MY [Guy Boas] father lived till the age of ninety-five and was still working. He looked so old when I was young, and so young when I was old that he never seemed to change.... In 1896, the year I was born, he published Shakespeare and his Predecessors — 'Such a good book,' said an old lady, 'it saves reading Shakespeare.' So unworldly was my father that he thought that £40 which he received on publication was all he would get. He was amazed when royalties in due course followed which brought him a pleasant annual sum for over fifty years.

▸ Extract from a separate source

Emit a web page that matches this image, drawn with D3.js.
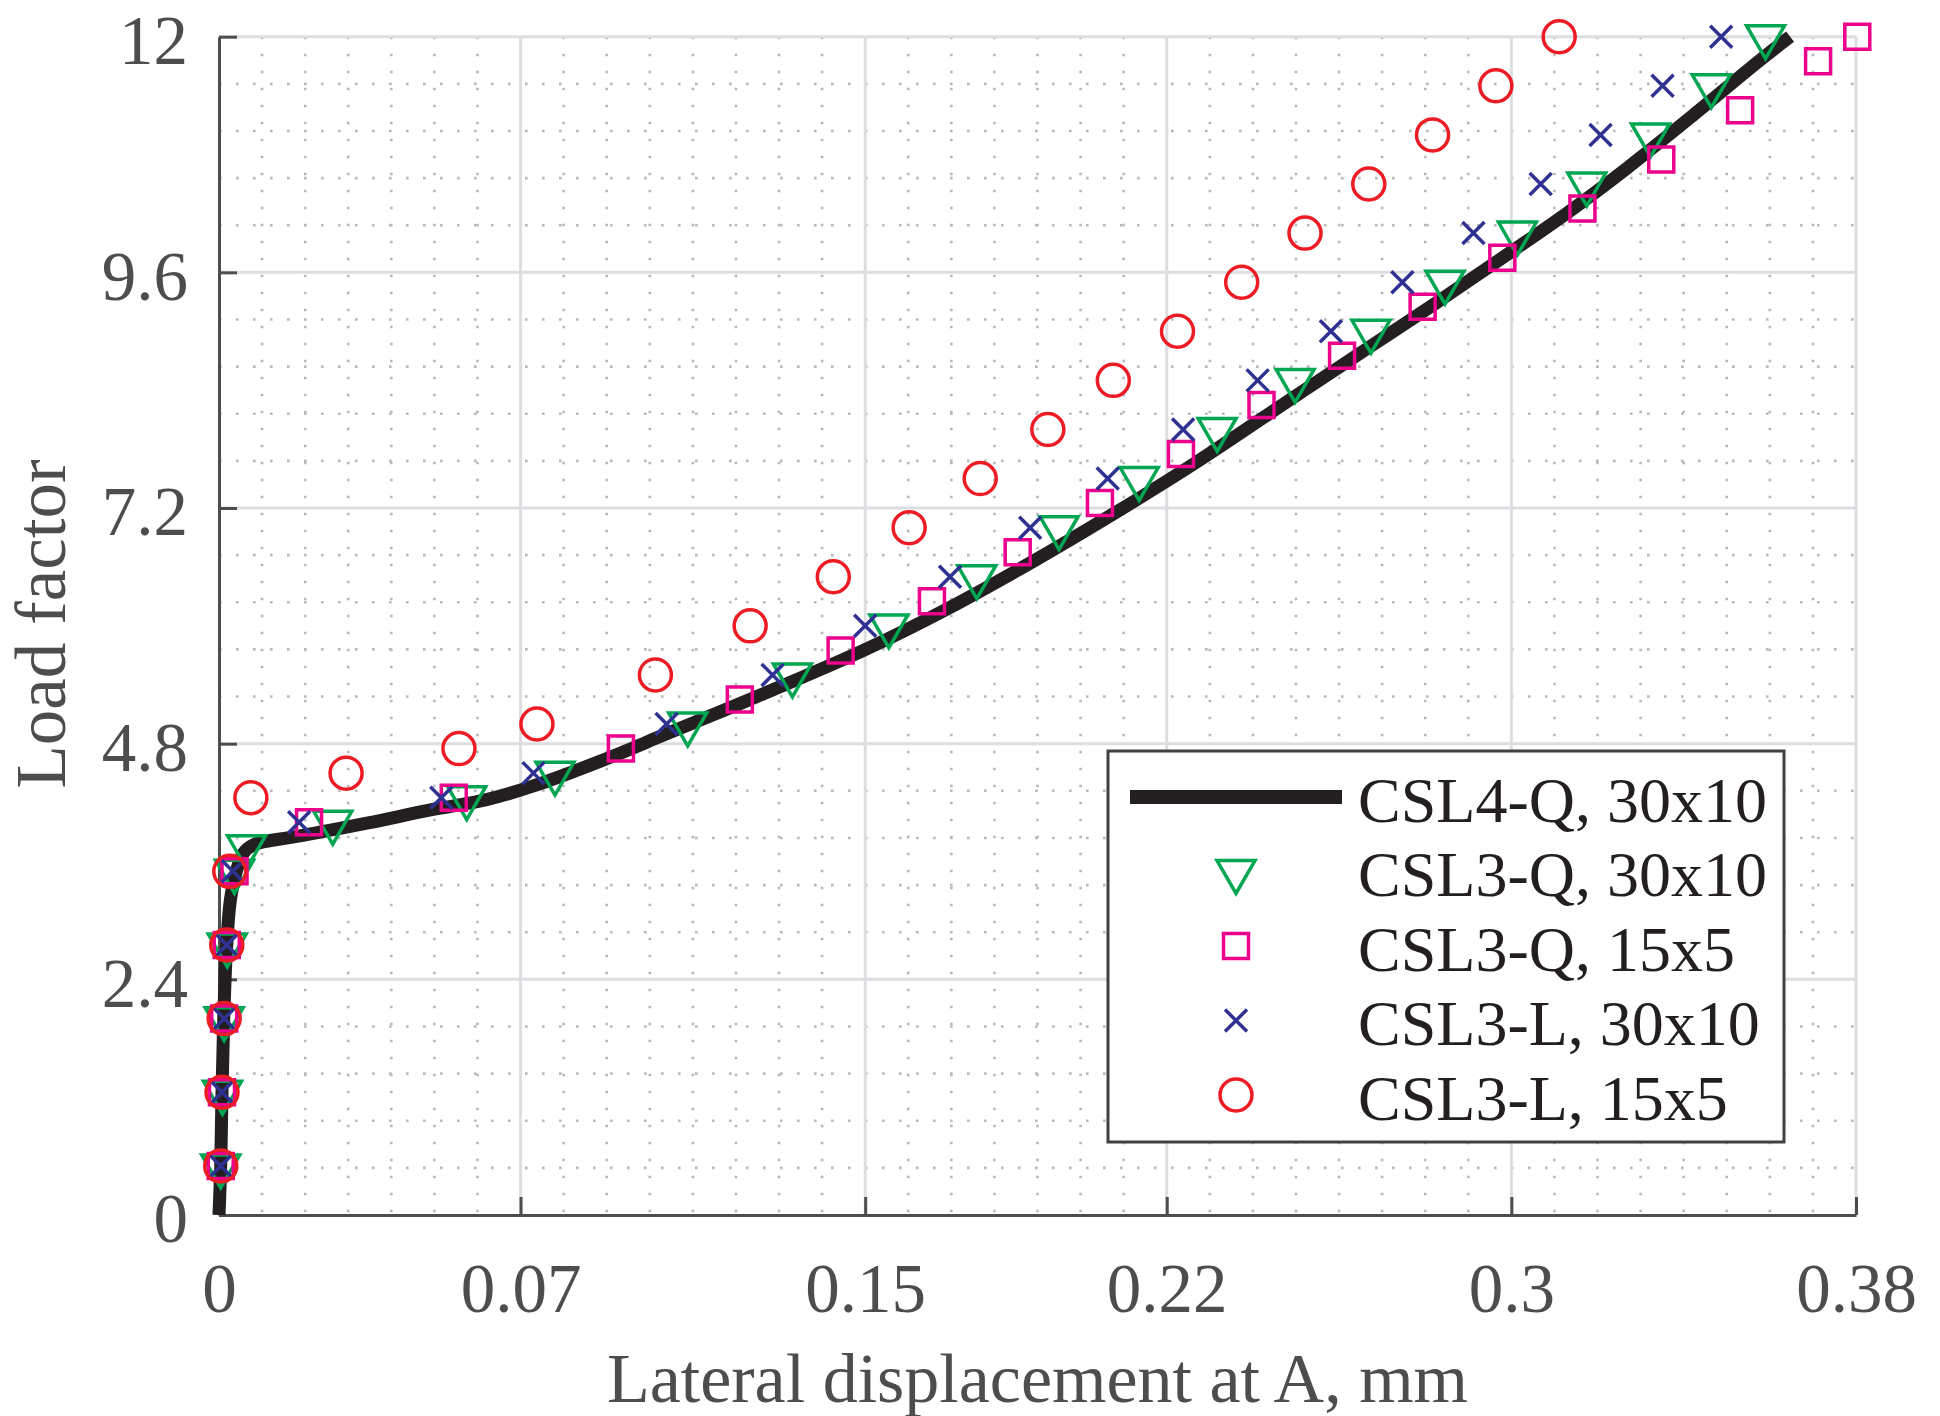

In 1952, when he was over ninety, he signed an agreement to write a book on Sir Philip Sidney, which appeared when he was ninety-three, and he contributed his last review to the Times Literary Supplement within a fortnight of his death. When the Supplement celebrated its half-century with a sherry party the editor introduced my father to a startled American as 'Dr. Boas, our oldest contributor. He is an Elizabethan.'
'It's not quite as bad as that.' I explained, for the American seemed looking for the doublet and hose.
My father was a man of great dignity, wisdom, charm, and friendliness. His literary industry was prodigious, yet he wore his scholarship lightly. . . .
'I never knew such a reader,' said my mother. 'When the conductor gives him his ticket in the train, he turns it over and reads the back.'
From Guy Boas, A Teacher's Story (1963), pp. 3-4.